In fact, this ballet slipper of a block was laced together so quickly that I started to worry I would run out of things to do during the last day of retreat.

I’d brought some sashing, as well as supplies for three blocks to work on. For days – possibly weeks – before retreat, I’d been debating about whether to do sashing or new blocks while I was at retreat, and I wanted to be prepared to work on anything.

The internal debate continued to rage once I arrived at retreat. I had one block nearly done that I finished on the first morning of retreat, and then I finished this block that first afternoon.

What would I work on next? Would I stick to my usual schedule and switch to sashing after 1-2 blocks? Or would I throw caution to the wind and start a third block?

Spoiler alert: I did not throw caution to the wind. After completing this block, I switched to sashing as originally planned.

And it turns out, sashing at retreat is a little bit boring. Plus, it takes forever – you wouldn’t think it would take that long to sew sashing strips between four blocks, but it chewed up so much time.

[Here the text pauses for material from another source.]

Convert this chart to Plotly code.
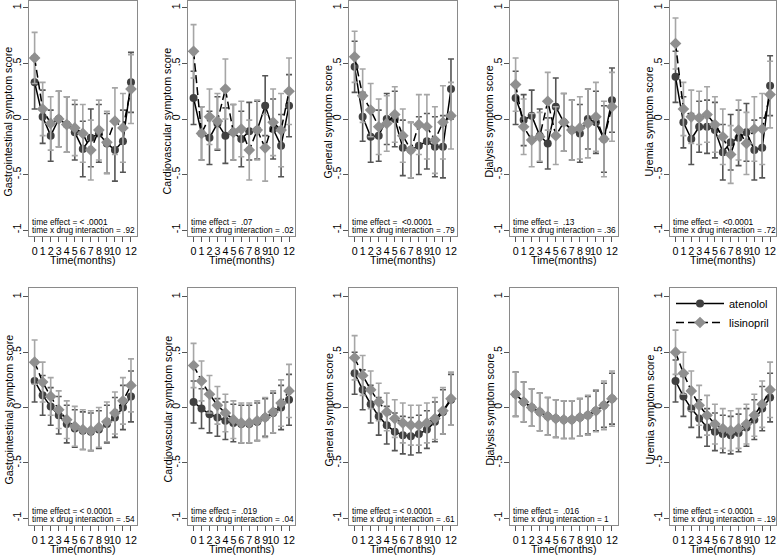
import plotly.graph_objects as go

# ---------------- data ----------------
months = list(range(13))
x_tick_text = ["0", "1", "2", "3", "4", "5", "6", "7", "8", "9", "10", "", "12"]
y_tick_vals = [-1, -0.5, 0, 0.5, 1]
y_tick_text = ["-1", "-.5", "0", ".5", "1"]

# top row
gi1_ate = [0.33, 0.02, -0.15, 0.00, -0.05, -0.12, -0.27, -0.17, -0.13, -0.22, -0.28, -0.20, 0.33]
gi1_lis = [0.55, 0.09, -0.04, 0.00, -0.05, -0.08, -0.13, -0.28, -0.10, -0.21, -0.02, -0.08, 0.27]
gi1_ate_err = [0.24, 0.24, 0.23, 0.25, 0.25, 0.25, 0.25, 0.26, 0.26, 0.27, 0.28, 0.28, 0.27]
gi1_lis_err = [0.23, 0.24, 0.24, 0.25, 0.25, 0.25, 0.26, 0.27, 0.27, 0.28, 0.30, 0.31, 0.31]

cv1_ate = [0.19, -0.13, -0.17, -0.04, -0.15, -0.12, -0.18, -0.11, -0.10, 0.12, -0.09, -0.24, 0.12]
cv1_lis = [0.61, -0.13, 0.02, -0.02, 0.27, -0.12, -0.09, -0.28, -0.10, -0.26, -0.03, -0.10, 0.25]
cv1_ate_err = [0.24, 0.24, 0.24, 0.24, 0.25, 0.25, 0.25, 0.26, 0.26, 0.27, 0.27, 0.28, 0.28]
cv1_lis_err = [0.24, 0.24, 0.25, 0.25, 0.27, 0.25, 0.25, 0.27, 0.27, 0.30, 0.30, 0.33, 0.30]

ge1_ate = [0.47, 0.02, -0.16, -0.15, 0.00, 0.00, -0.26, -0.28, -0.24, -0.20, -0.25, -0.25, 0.27]
ge1_lis = [0.56, 0.21, 0.08, -0.07, -0.04, 0.04, -0.15, -0.28, -0.05, -0.07, -0.19, -0.03, 0.03]
ge1_ate_err = [0.23, 0.22, 0.23, 0.23, 0.23, 0.25, 0.25, 0.25, 0.26, 0.25, 0.27, 0.28, 0.27]
ge1_lis_err = [0.23, 0.24, 0.24, 0.25, 0.25, 0.25, 0.24, 0.25, 0.27, 0.29, 0.30, 0.33, 0.30]

di1_ate = [0.19, -0.01, 0.03, -0.15, -0.22, 0.11, -0.03, -0.10, -0.13, 0.00, -0.03, -0.18, 0.17]
di1_lis = [0.31, -0.07, -0.19, -0.16, 0.16, -0.15, -0.03, -0.10, -0.08, -0.04, 0.02, -0.18, 0.11]
di1_ate_err = [0.24, 0.23, 0.23, 0.24, 0.23, 0.26, 0.26, 0.27, 0.26, 0.27, 0.28, 0.30, 0.29]
di1_lis_err = [0.24, 0.25, 0.24, 0.22, 0.26, 0.26, 0.26, 0.27, 0.28, 0.31, 0.31, 0.34, 0.31]

ur1_ate = [0.38, -0.03, -0.18, -0.07, -0.07, -0.10, -0.30, -0.21, -0.17, -0.12, -0.28, -0.26, 0.30]
ur1_lis = [0.68, 0.09, 0.02, 0.01, 0.04, -0.05, -0.16, -0.32, -0.10, -0.22, -0.09, -0.09, 0.22]
ur1_ate_err = [0.23, 0.23, 0.23, 0.23, 0.24, 0.25, 0.25, 0.25, 0.25, 0.26, 0.27, 0.27, 0.27]
ur1_lis_err = [0.23, 0.24, 0.24, 0.24, 0.25, 0.25, 0.25, 0.26, 0.27, 0.28, 0.29, 0.32, 0.30]

# bottom row
gi2_ate = [0.24, 0.11, 0.01, -0.07, -0.15, -0.19, -0.21, -0.22, -0.20, -0.15, -0.09, 0.00, 0.10]
gi2_lis = [0.41, 0.23, 0.10, -0.02, -0.11, -0.17, -0.20, -0.21, -0.18, -0.13, -0.05, 0.06, 0.20]
gi2_ate_err = [0.19, 0.18, 0.17, 0.17, 0.17, 0.17, 0.17, 0.17, 0.17, 0.17, 0.18, 0.20, 0.23]
gi2_lis_err = [0.20, 0.18, 0.17, 0.17, 0.17, 0.18, 0.18, 0.18, 0.18, 0.18, 0.19, 0.21, 0.24]

cv2_ate = [0.05, -0.01, -0.06, -0.09, -0.12, -0.14, -0.15, -0.15, -0.13, -0.09, -0.05, 0.00, 0.07]
cv2_lis = [0.38, 0.24, 0.12, 0.02, -0.05, -0.11, -0.14, -0.14, -0.12, -0.09, -0.04, 0.04, 0.15]
cv2_ate_err = [0.19, 0.18, 0.17, 0.17, 0.17, 0.17, 0.17, 0.17, 0.17, 0.17, 0.18, 0.20, 0.23]
cv2_lis_err = [0.20, 0.18, 0.17, 0.17, 0.17, 0.17, 0.18, 0.18, 0.18, 0.18, 0.19, 0.21, 0.24]

ge2_ate = [0.31, 0.16, 0.03, -0.08, -0.16, -0.22, -0.25, -0.26, -0.24, -0.20, -0.13, -0.04, 0.07]
ge2_lis = [0.45, 0.29, 0.16, 0.05, -0.04, -0.10, -0.14, -0.16, -0.16, -0.14, -0.10, -0.03, 0.08]
ge2_ate_err = [0.19, 0.18, 0.17, 0.17, 0.17, 0.17, 0.17, 0.17, 0.17, 0.17, 0.18, 0.20, 0.23]
ge2_lis_err = [0.20, 0.18, 0.17, 0.17, 0.17, 0.17, 0.18, 0.18, 0.18, 0.18, 0.19, 0.21, 0.24]

di2_ate = [0.12, 0.05, 0.00, -0.04, -0.08, -0.10, -0.11, -0.11, -0.09, -0.07, -0.03, 0.02, 0.08]
di2_lis = [0.12, 0.05, 0.00, -0.04, -0.08, -0.10, -0.11, -0.11, -0.09, -0.07, -0.03, 0.02, 0.08]
di2_ate_err = [0.20, 0.18, 0.17, 0.17, 0.17, 0.17, 0.17, 0.17, 0.17, 0.17, 0.18, 0.20, 0.23]
di2_lis_err = [0.20, 0.18, 0.17, 0.17, 0.17, 0.17, 0.17, 0.17, 0.17, 0.18, 0.19, 0.22, 0.25]

ur2_ate = [0.24, 0.10, -0.01, -0.10, -0.18, -0.22, -0.24, -0.25, -0.23, -0.18, -0.11, -0.01, 0.09]
ur2_lis = [0.50, 0.31, 0.15, 0.02, -0.07, -0.15, -0.19, -0.21, -0.19, -0.15, -0.07, 0.03, 0.16]
ur2_ate_err = [0.19, 0.18, 0.17, 0.17, 0.17, 0.17, 0.17, 0.17, 0.17, 0.17, 0.18, 0.20, 0.22]
ur2_lis_err = [0.20, 0.19, 0.18, 0.18, 0.18, 0.18, 0.18, 0.18, 0.18, 0.18, 0.19, 0.21, 0.25]

y_titles = ["Gastrointestinal symptom score", "Cardiovascular symptom score",
            "General symptom score", "Dialysis symptom score", "Uremia symptom score"]
time_effect = ["< .0001", "\u00a0.07", "\u00a0<0.0001", "\u00a0.13", "\u00a0<0.0001",
               "< 0.0001", "\u00a0.019", "< 0.0001", "\u00a0.016", "< 0.0001"]
interaction = [".92", ".02", ".79", ".36", ".72", ".54", ".04", ".61", "1", ".19"]

panels = [
    (gi1_ate, gi1_ate_err, gi1_lis, gi1_lis_err),
    (cv1_ate, cv1_ate_err, cv1_lis, cv1_lis_err),
    (ge1_ate, ge1_ate_err, ge1_lis, ge1_lis_err),
    (di1_ate, di1_ate_err, di1_lis, di1_lis_err),
    (ur1_ate, ur1_ate_err, ur1_lis, ur1_lis_err),
    (gi2_ate, gi2_ate_err, gi2_lis, gi2_lis_err),
    (cv2_ate, cv2_ate_err, cv2_lis, cv2_lis_err),
    (ge2_ate, ge2_ate_err, ge2_lis, ge2_lis_err),
    (di2_ate, di2_ate_err, di2_lis, di2_lis_err),
    (ur2_ate, ur2_ate_err, ur2_lis, ur2_lis_err),
]

# ---------------- layout geometry (pixels) ----------------
W, H = 780, 555
FONT = "Liberation Sans, Arial, sans-serif"
col_px = [(29, 137), (188, 295), (349, 457), (510, 618), (670, 776)]
row_px = [(1, 236), (288, 525)]
y_ranges = [(-1.054, 1.063), (-1.063, 1.081)]
x_range = (-0.7, 12.75)

ATE_MARK = "#404040"
LIS_MARK = "#8f8f8f"
ATE_ERR = "#555555"
LIS_ERR = "#a6a6a6"

fig = go.Figure()
layout = dict(
    width=W, height=H,
    margin=dict(l=0, r=0, t=0, b=0),
    paper_bgcolor="white", plot_bgcolor="white",
    font=dict(family=FONT, size=11, color="black"),
    showlegend=True,
    legend=dict(x=671 / W, y=1 - 289 / H, xanchor="left", yanchor="top",
                bgcolor="rgba(0,0,0,0)", font=dict(size=11),
                tracegroupgap=0, itemwidth=48),
)
annotations = []

for i, (ate, ate_err, lis, lis_err) in enumerate(panels):
    r, c = divmod(i, 5)
    n = i + 1
    xa = "x" if n == 1 else f"x{n}"
    ya = "y" if n == 1 else f"y{n}"
    x0, x1 = col_px[c]
    y0, y1 = row_px[r]
    xdom = [x0 / W, x1 / W]
    ydom = [1 - y1 / H, 1 - y0 / H]

    fig.add_trace(go.Scatter(
        x=months, y=ate, mode="lines+markers", name="atenolol",
        xaxis=xa, yaxis=ya, showlegend=(n == 10),
        line=dict(color="black", width=1.5),
        marker=dict(symbol="circle", size=8, color=ATE_MARK),
        error_y=dict(type="data", array=ate_err, color=ATE_ERR, thickness=1.6, width=3),
    ))
    fig.add_trace(go.Scatter(
        x=months, y=lis, mode="lines+markers", name="lisinopril",
        xaxis=xa, yaxis=ya, showlegend=(n == 10),
        line=dict(color="black", width=1.5, dash="8px,4px"),
        marker=dict(symbol="diamond", size=9, color=LIS_MARK),
        error_y=dict(type="data", array=lis_err, color=LIS_ERR, thickness=1.6, width=3),
    ))

    axis_common = dict(showgrid=False, zeroline=False, showline=True, mirror=True,
                       linecolor="#8a8a8a", linewidth=1, ticks="outside", ticklen=5,
                       tickwidth=1, tickcolor="#555555", tickfont=dict(size=10.7))
    layout["xaxis" if n == 1 else f"xaxis{n}"] = dict(
        axis_common, domain=xdom, anchor=ya, range=list(x_range),
        tickmode="array", tickvals=months, ticktext=x_tick_text, tickangle=0)
    layout["yaxis" if n == 1 else f"yaxis{n}"] = dict(
        axis_common, domain=ydom, anchor=xa, range=list(y_ranges[r]),
        tickmode="array", tickvals=y_tick_vals, ticktext=y_tick_text, tickangle=-90,
        ticklabelstandoff=-2)

    # y title
    annotations.append(dict(
        text=y_titles[c], xref="paper", yref="paper",
        x=(x0 - 21) / W, y=1 - ((y0 + y1) / 2 + 3) / H, textangle=-90,
        showarrow=False, font=dict(size=10.7), xanchor="center", yanchor="middle"))
    # x title
    annotations.append(dict(
        text="Time(months)", xref="paper", yref="paper",
        x=(x0 + x1) / 2 / W, y=1 - (y1 + 24) / H,
        showarrow=False, font=dict(size=10.7), xanchor="center", yanchor="middle"))
    # stats text
    annotations.append(dict(
        text="time effect = " + time_effect[i], xref="paper", yref="paper",
        x=(x0 + 1) / W, y=1 - (y1 - 14) / H, showarrow=False,
        font=dict(size=8.3), xanchor="left", yanchor="middle"))
    annotations.append(dict(
        text="time x drug interaction = " + interaction[i], xref="paper", yref="paper",
        x=(x0 + 1) / W, y=1 - (y1 - 6) / H, showarrow=False,
        font=dict(size=8.3), xanchor="left", yanchor="middle"))

layout["annotations"] = annotations
fig.update_layout(**layout)
fig.write_html("out.html", config={"displayModeBar": False},
               post_script="document.body.style.margin='0px';document.body.style.padding='0px';")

I got the sashing pieces cut out and marked at the end of the first day of retreat, spent the entire second day (granted, it was a short day so I could be back home for the bowling league finals), and a chunk of the morning on the third day to wrap up the sashing.

A few months ago, I’d said that sashing was great because you could just pick it up for a few minutes and put it down again … but clearly it adds up to a lot of minutes!

Or possibly I just kept putting it down to chat with quilty friends because the sashing was boring …

So, for future retreats, I think I do want to arrange it so that I have blocks to work on at retreat rather than using up so much retreat time on boring sashing.

Maybe I could do three blocks at retreat between sashing batches, and then when I’m at home, just do one block between sashing batches?

I’ll probably shuffle the blocks vs. sashing schedule around several more times before the next retreat this fall. It’s a delicate dance.